If clever ads about his résumé give Richardson a fighting chance, the growing Hispanic vote – and support from key Hispanic leaders – could be his other ace. For now, polls show many Hispanic voters do not know that Richardson shares their ethnicity. But even as he seeks to advertise his heritage, noting it in his announcement speech on Monday – an address he delivered alternately in Spanish and English – Richardson has also made clear he is making his pitch to all Americans, not just Latinos.
Still, the Hispanic dimension of his candidacy is key to his chances and could help mitigate the downside of not being centered in one of the major campaign money centers of Washington, New York, Los Angeles, and Chicago.

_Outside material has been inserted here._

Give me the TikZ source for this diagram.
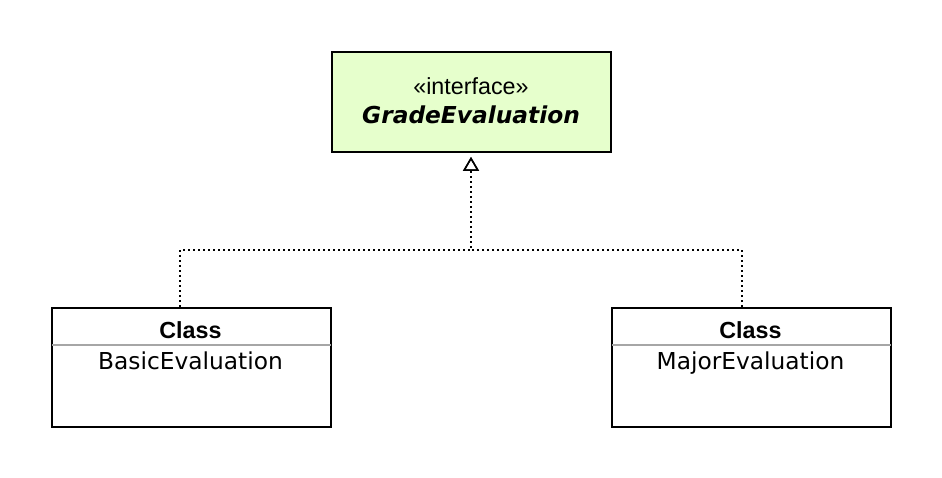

"My perception is that his campaign strategy has been to get a huge boost from the Hispanic community, the Hispanic media, and even donors within the Hispanic community, to help catapult him and carry him along until the point where he starts taking off in the polls in key states," says Adam Segal, director of the Hispanic Voter Project at Johns Hopkins University.
So far he is getting support from high-profile Hispanics such as Henry Cisneros, former mayor of San Antonio and Clinton administration Cabinet secretary, and Lionel Sosa, a Republican media consultant. But another Hispanic leader, Raul Yzaguirre, former head of the National Council of La Raza, has signed on with Senator Clinton.
"If you're given the chance to be head of Hispanic outreach for the front-runner, it's hard to turn down," says Mr. Segal. "A lot of folks want to be on the winning team. But there are a lot of practical folks who will give a tremendous amount of money to the Richardson campaign."